Try to remember that whatever the reason, this is the persons own coping mechanism in dealing with whatever struggle they may have going on behind the scenes. Next time someone tries to bring you down while you’re doing something to better yourself, think could they be feeling disappointed in their own inability to say no to peer pressure? Could they be feeling guilty for not being able to succeed in their own weight loss or personal goals? What helps in these situations is surrounding yourself with a social network who share your goals, mindset and values around bettering yourself to live an overall healthier lifestyle. The ones who truly care about you will understand that you’re pursuing a positive change in your life.
Tips on avoiding peer-pressure:
While avoiding negative people while you are on a diet may be impossible, how you react is your choice. Here are some tips and strategies to hopefully make your next encounter easier!
- Be prepared! – A key part of maintaining your goals is being able to plan ahead of time. This means figuring out your environment, who will be there, and what your options are. If you’re going to a restaurant, for example, you can look at the menu ahead of time to make sure there are good options. If you are going to a friend’s house, you can offer to bring something that you won’t feel guilty about eating! Knowing who will be there will be important in knowing what way they will try to pressure you (if at all) and how you can avoid that situation.
- Choices- If you are in a buffet or self-serve setting, simply choose foods that you can have. If your worried that people will question your choices, then put other things on your plate and just eat around them! As long as you have the food on your plate, they will most likely assume that you have already been eating it.
- Eat before you go- If you are ever in doubt about where you are going, what is going to be offered there, and who will be there, just eat before you go. This way you will be full and satisfied while you are there and less vulnerable to temptation and pressure.
- Let them know ahead of time! – One of the easiest ways to avoid peer-pressure all together is to talk to them ahead of time. If you’re going out to dinner with your friends you can say something as simple as “I am on a diet and I have been really good about it, so I would really appreciate it if you guys could support me and not pressure me tonight” Or if you know the restaurant does not have many good options, you can always ask them if they don’t mind going somewhere else where there are more options to support your lifestyle.
- Focus on emotions rather than outcomes- When people question why you are dieting, try responding with “I am trying to practice my willpower” rather than “I am trying to lose some weight”. If you focus on a positive outcome you are trying to achieve, it is going to be hard for people to retaliate. Focusing on an emotion makes it nearly impossible for people to be able to judge because no one can tell you how to feel. If you tell them you are trying to lose weight, you might get the likely “oh stop! You do not need to lose anything!” response.

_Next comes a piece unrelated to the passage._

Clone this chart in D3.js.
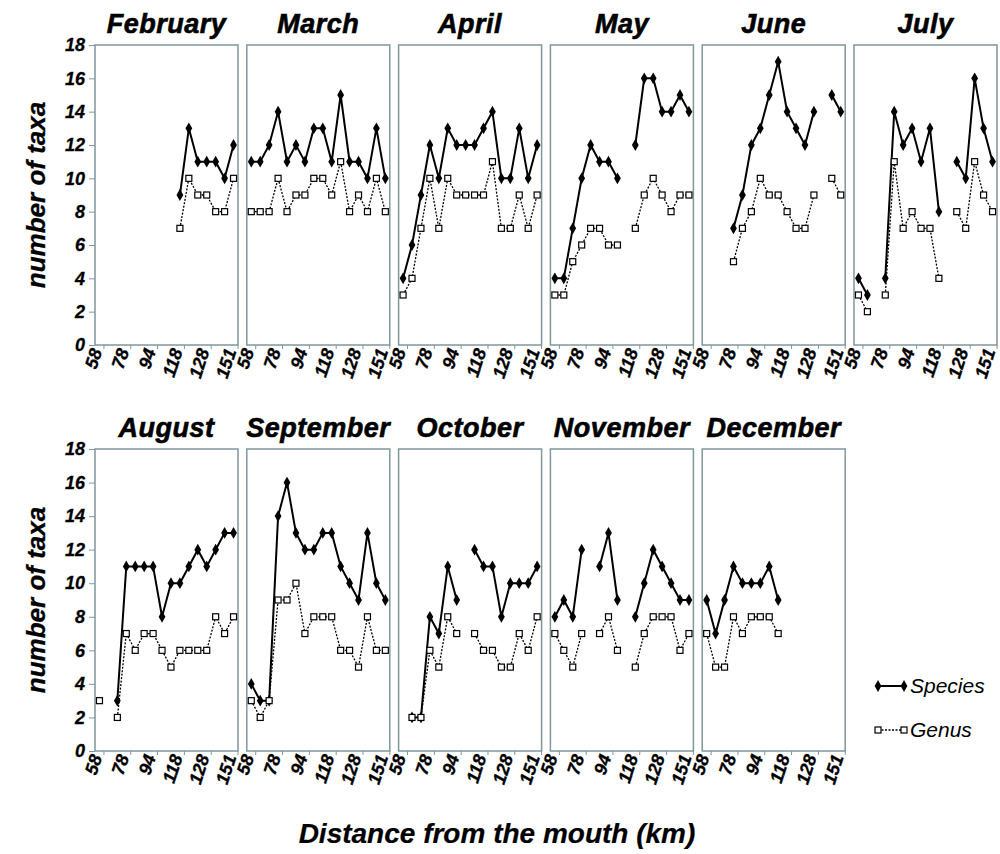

- Bend the truth a little- No one needs to know why you are doing what you are doing. If people are persistent with their attempts to bring you down, tell them that you think you may have a gluten or lactose allergy and that it has been making you feel sick, so you are trying to avoid it. There is almost no possible way that people can pressure you after telling them this.
Strategies to avoid alcohol:
- Bring your own ingredients! – If you’re at a house party, simply concoct your own non-alcoholic creation. Stur, stevia, seltzer and garnish are going to be great options in fooling people to think there is alcohol in there! Add all the ingredients together and it will resemble a vodka soda with a splash of cranberry and lime.
- Order a mocktail- If you’re at the bar, ask for your favorite alcoholic drink to be made “virgin”. For example, you can ask for a virgin margarita or a virgin mojito! (note: if you are on program omit any non-program approved additives). Keep in mind you can always ask for soda water with lime or lemon which resembles a vodka soda!
- Slowly empty the drink– If you are holding onto a drink, try and “milk” it. Chances are, if the drink is empty friends and peers are going to pressure you into getting another. You can just say no, but if your sensitive to suggestion you may cave. In this case, your best bet would be to slowly sip on the drink all night so that friends do not pester you. Another option can be to slowly find opportunities to slowly rid of the drink. For example, tell your friends “Mmm this is so good! Try it!”
- Cover your drink- If you’re at a house party, try bringing your own koozie and hide a polar seltzer or Zevia in there! No one will question it and assume you are holding a beer.
- Focus on outcome- If you give people a reason that drinking may have any negative impact on your night/ day, it will be hard for them to push and easier to shut them down. For example, if you find that they are continually pushing alcohol on you, explain that you have a lot to do in the morning, so you are trying to avoid a hangover. Another option is pretending like you are just getting over a cold and you want to focus on getting better. Or, (my personal favorite) pretend like you’ve already had a few drinks and you want to avoid getting too drunk because you have to drive.
Keep In mind, if you feel comfortable telling people the truth about not wanting to drink, take this route! No need to deceive people if you are comfortable saying no to pressure or if you feel like your friends will accept your eating habits and decision to not drink!
Please remember that this is your weight loss journey and no one else’s. There are always going to be events/ parties/ situations that will be impossible to avoid. If you want to treat yourself after all your hard work, then go for it! However if you feel like you’re constantly avoiding these circumstances in order to avoid peer pressure, that you are continuously succumbing to temptation, or simply find that your weight loss goal is being sabotaged, then it may be time to re-evaluate who you choose to spend your time with. Hopefully these recommendations make your next social gathering easier!